Restate all the material verbatim, except for the pictures.

**Data shown**.
·····

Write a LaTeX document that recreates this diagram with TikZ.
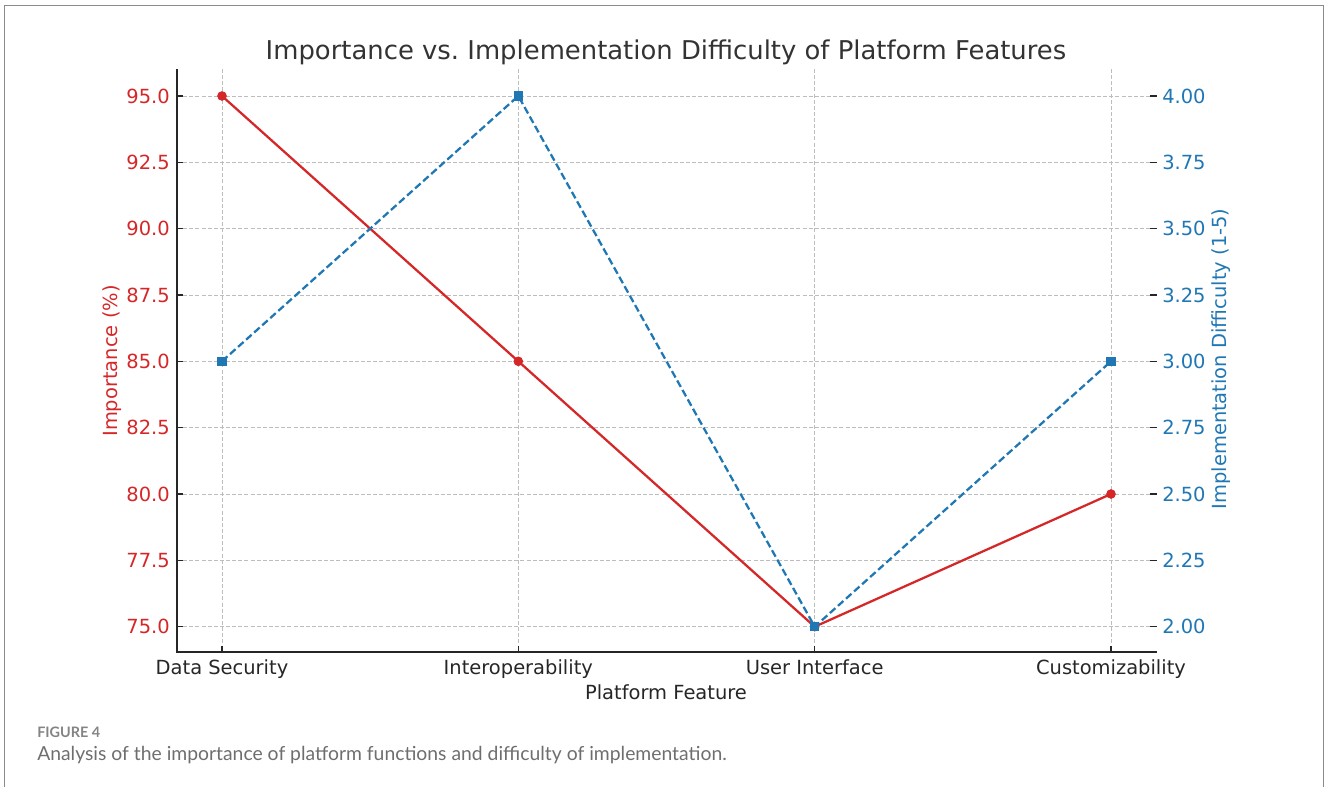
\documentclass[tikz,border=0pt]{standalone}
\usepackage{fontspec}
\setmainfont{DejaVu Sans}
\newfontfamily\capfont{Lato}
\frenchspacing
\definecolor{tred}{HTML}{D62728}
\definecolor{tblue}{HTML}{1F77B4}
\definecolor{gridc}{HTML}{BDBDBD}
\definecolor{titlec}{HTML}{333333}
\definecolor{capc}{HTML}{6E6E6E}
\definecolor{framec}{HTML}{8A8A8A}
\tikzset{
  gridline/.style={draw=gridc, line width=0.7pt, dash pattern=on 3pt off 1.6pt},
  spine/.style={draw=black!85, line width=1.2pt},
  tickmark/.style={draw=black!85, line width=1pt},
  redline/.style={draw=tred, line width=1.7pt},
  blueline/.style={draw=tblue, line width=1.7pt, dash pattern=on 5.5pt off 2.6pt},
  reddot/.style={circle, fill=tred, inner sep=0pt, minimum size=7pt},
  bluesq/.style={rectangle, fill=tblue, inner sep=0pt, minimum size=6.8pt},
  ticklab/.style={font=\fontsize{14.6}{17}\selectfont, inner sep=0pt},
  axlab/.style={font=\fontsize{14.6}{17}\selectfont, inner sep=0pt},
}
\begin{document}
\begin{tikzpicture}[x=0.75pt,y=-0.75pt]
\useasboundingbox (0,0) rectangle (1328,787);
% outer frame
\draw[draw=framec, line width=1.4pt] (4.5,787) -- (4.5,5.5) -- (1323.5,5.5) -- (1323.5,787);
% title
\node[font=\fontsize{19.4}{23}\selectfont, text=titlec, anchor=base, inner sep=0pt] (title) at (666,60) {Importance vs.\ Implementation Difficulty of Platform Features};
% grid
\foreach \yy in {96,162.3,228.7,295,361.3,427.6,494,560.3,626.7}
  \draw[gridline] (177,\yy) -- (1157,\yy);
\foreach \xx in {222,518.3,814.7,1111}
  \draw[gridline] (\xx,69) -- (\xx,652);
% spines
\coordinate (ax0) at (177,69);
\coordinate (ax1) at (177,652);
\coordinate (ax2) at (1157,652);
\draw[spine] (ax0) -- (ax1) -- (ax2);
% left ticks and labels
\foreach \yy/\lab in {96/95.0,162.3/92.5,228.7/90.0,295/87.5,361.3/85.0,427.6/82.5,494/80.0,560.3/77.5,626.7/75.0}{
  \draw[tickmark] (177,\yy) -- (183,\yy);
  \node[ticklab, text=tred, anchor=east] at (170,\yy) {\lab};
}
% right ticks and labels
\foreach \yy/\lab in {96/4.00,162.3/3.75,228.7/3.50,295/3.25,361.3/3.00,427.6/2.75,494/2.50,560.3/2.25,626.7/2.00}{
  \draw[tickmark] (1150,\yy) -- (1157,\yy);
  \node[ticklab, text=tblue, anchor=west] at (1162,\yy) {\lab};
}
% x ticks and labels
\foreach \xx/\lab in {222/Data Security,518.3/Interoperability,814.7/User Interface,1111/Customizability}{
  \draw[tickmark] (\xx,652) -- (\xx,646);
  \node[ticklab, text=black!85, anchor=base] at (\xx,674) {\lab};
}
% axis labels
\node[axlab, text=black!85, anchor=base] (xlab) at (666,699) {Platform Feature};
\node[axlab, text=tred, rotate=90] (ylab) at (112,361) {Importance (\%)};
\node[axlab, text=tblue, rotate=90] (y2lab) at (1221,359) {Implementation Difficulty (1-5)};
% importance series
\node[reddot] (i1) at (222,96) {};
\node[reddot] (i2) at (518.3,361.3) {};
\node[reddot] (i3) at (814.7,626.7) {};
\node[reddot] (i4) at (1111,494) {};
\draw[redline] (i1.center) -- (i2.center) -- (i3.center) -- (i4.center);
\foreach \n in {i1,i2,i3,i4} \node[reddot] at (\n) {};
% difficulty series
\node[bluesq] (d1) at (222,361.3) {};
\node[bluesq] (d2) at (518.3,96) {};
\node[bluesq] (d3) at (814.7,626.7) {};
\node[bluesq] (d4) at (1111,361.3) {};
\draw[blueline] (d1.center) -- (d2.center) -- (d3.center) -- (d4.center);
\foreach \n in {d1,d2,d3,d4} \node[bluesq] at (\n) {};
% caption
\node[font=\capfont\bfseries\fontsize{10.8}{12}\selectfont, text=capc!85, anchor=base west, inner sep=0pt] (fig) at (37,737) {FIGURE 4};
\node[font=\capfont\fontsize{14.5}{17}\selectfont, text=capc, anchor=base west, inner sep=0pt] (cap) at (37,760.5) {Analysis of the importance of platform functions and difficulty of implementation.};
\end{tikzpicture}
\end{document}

·····

**Complete answer**.
Write a LaTeX document that recreates this diagram with TikZ.
\documentclass[tikz,border=0pt]{standalone}
\usepackage{fontspec}
\setmainfont{DejaVu Sans}
\newfontfamily\capfont{Lato}
\frenchspacing
\definecolor{tred}{HTML}{D62728}
\definecolor{tblue}{HTML}{1F77B4}
\definecolor{gridc}{HTML}{BDBDBD}
\definecolor{titlec}{HTML}{333333}
\definecolor{capc}{HTML}{6E6E6E}
\definecolor{framec}{HTML}{8A8A8A}
\tikzset{
  gridline/.style={draw=gridc, line width=0.7pt, dash pattern=on 3pt off 1.6pt},
  spine/.style={draw=black!85, line width=1.2pt},
  tickmark/.style={draw=black!85, line width=1pt},
  redline/.style={draw=tred, line width=1.7pt},
  blueline/.style={draw=tblue, line width=1.7pt, dash pattern=on 5.5pt off 2.6pt},
  reddot/.style={circle, fill=tred, inner sep=0pt, minimum size=7pt},
  bluesq/.style={rectangle, fill=tblue, inner sep=0pt, minimum size=6.8pt},
  ticklab/.style={font=\fontsize{14.6}{17}\selectfont, inner sep=0pt},
  axlab/.style={font=\fontsize{14.6}{17}\selectfont, inner sep=0pt},
}
\begin{document}
\begin{tikzpicture}[x=0.75pt,y=-0.75pt]
\useasboundingbox (0,0) rectangle (1328,787);
% outer frame
\draw[draw=framec, line width=1.4pt] (4.5,787) -- (4.5,5.5) -- (1323.5,5.5) -- (1323.5,787);
% title
\node[font=\fontsize{19.4}{23}\selectfont, text=titlec, anchor=base, inner sep=0pt] (title) at (666,60) {Importance vs.\ Implementation Difficulty of Platform Features};
% grid
\foreach \yy in {96,162.3,228.7,295,361.3,427.6,494,560.3,626.7}
  \draw[gridline] (177,\yy) -- (1157,\yy);
\foreach \xx in {222,518.3,814.7,1111}
  \draw[gridline] (\xx,69) -- (\xx,652);
% spines
\coordinate (ax0) at (177,69);
\coordinate (ax1) at (177,652);
\coordinate (ax2) at (1157,652);
\draw[spine] (ax0) -- (ax1) -- (ax2);
% left ticks and labels
\foreach \yy/\lab in {96/95.0,162.3/92.5,228.7/90.0,295/87.5,361.3/85.0,427.6/82.5,494/80.0,560.3/77.5,626.7/75.0}{
  \draw[tickmark] (177,\yy) -- (183,\yy);
  \node[ticklab, text=tred, anchor=east] at (170,\yy) {\lab};
}
% right ticks and labels
\foreach \yy/\lab in {96/4.00,162.3/3.75,228.7/3.50,295/3.25,361.3/3.00,427.6/2.75,494/2.50,560.3/2.25,626.7/2.00}{
  \draw[tickmark] (1150,\yy) -- (1157,\yy);
  \node[ticklab, text=tblue, anchor=west] at (1162,\yy) {\lab};
}
% x ticks and labels
\foreach \xx/\lab in {222/Data Security,518.3/Interoperability,814.7/User Interface,1111/Customizability}{
  \draw[tickmark] (\xx,652) -- (\xx,646);
  \node[ticklab, text=black!85, anchor=base] at (\xx,674) {\lab};
}
% axis labels
\node[axlab, text=black!85, anchor=base] (xlab) at (666,699) {Platform Feature};
\node[axlab, text=tred, rotate=90] (ylab) at (112,361) {Importance (\%)};
\node[axlab, text=tblue, rotate=90] (y2lab) at (1221,359) {Implementation Difficulty (1-5)};
% importance series
\node[reddot] (i1) at (222,96) {};
\node[reddot] (i2) at (518.3,361.3) {};
\node[reddot] (i3) at (814.7,626.7) {};
\node[reddot] (i4) at (1111,494) {};
\draw[redline] (i1.center) -- (i2.center) -- (i3.center) -- (i4.center);
\foreach \n in {i1,i2,i3,i4} \node[reddot] at (\n) {};
% difficulty series
\node[bluesq] (d1) at (222,361.3) {};
\node[bluesq] (d2) at (518.3,96) {};
\node[bluesq] (d3) at (814.7,626.7) {};
\node[bluesq] (d4) at (1111,361.3) {};
\draw[blueline] (d1.center) -- (d2.center) -- (d3.center) -- (d4.center);
\foreach \n in {d1,d2,d3,d4} \node[bluesq] at (\n) {};
% caption
\node[font=\capfont\bfseries\fontsize{10.8}{12}\selectfont, text=capc!85, anchor=base west, inner sep=0pt] (fig) at (37,737) {FIGURE 4};
\node[font=\capfont\fontsize{14.5}{17}\selectfont, text=capc, anchor=base west, inner sep=0pt] (cap) at (37,760.5) {Analysis of the importance of platform functions and difficulty of implementation.};
\end{tikzpicture}
\end{document}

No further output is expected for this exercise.